> **SET EXERCISE**:
Type out the complete listing below word for word, without its pictures.

------------------------------------

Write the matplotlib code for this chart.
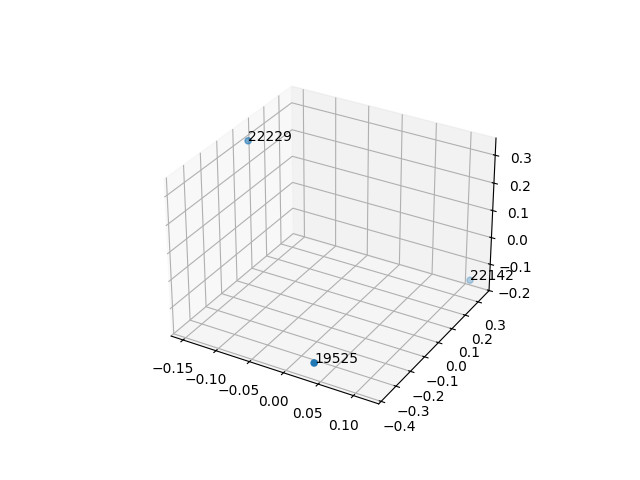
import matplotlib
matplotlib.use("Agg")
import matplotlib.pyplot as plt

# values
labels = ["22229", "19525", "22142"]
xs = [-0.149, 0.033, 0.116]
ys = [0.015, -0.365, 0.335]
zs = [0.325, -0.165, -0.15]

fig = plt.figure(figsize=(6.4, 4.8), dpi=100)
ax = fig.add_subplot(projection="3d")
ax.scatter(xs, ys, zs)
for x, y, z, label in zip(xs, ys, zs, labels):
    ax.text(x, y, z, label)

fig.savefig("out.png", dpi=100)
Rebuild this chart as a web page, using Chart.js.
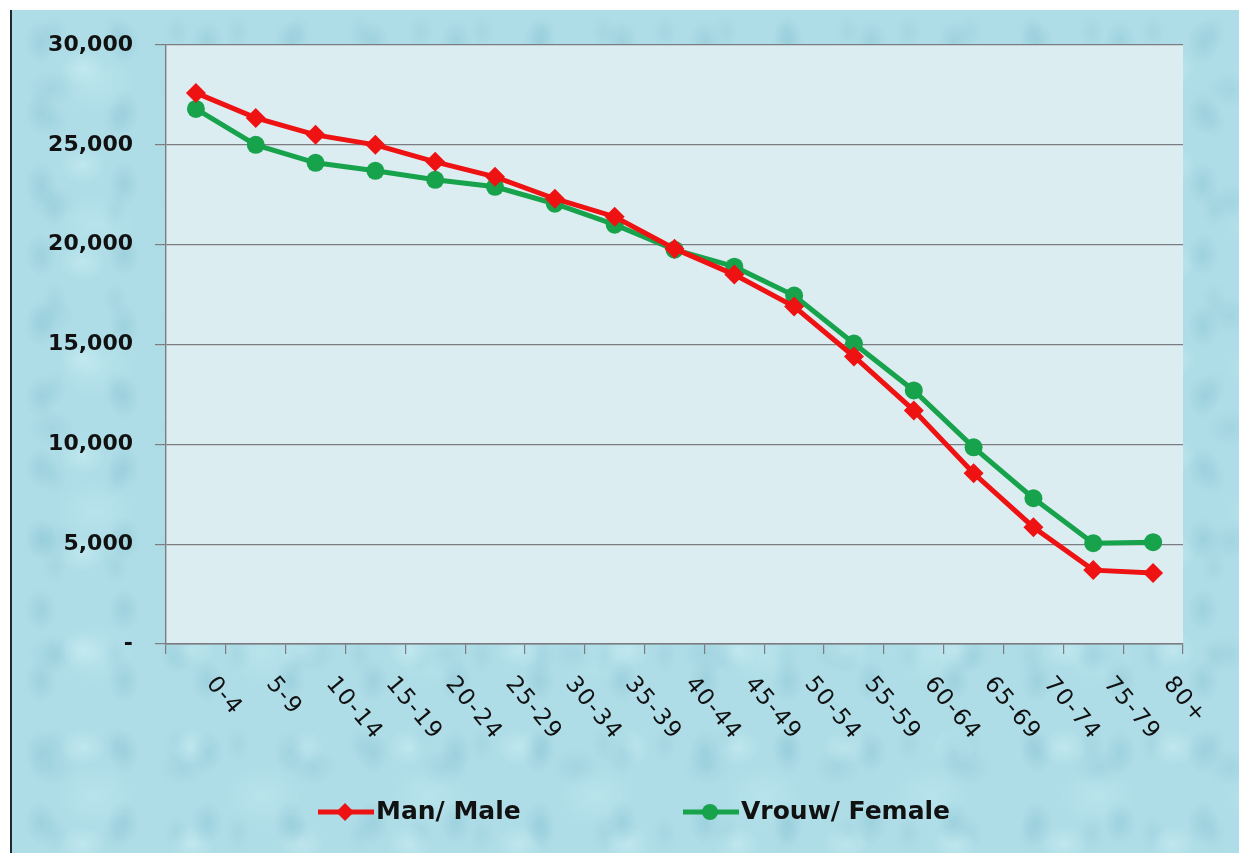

------------------------------------

> **SOLUTION TO THIS PROBLEM**:
Write the matplotlib code for this chart.
import matplotlib
matplotlib.use("Agg")
import matplotlib.pyplot as plt

# values
labels = ["22229", "19525", "22142"]
xs = [-0.149, 0.033, 0.116]
ys = [0.015, -0.365, 0.335]
zs = [0.325, -0.165, -0.15]

fig = plt.figure(figsize=(6.4, 4.8), dpi=100)
ax = fig.add_subplot(projection="3d")
ax.scatter(xs, ys, zs)
for x, y, z, label in zip(xs, ys, zs, labels):
    ax.text(x, y, z, label)

fig.savefig("out.png", dpi=100)
Rebuild this chart as a web page, using Chart.js.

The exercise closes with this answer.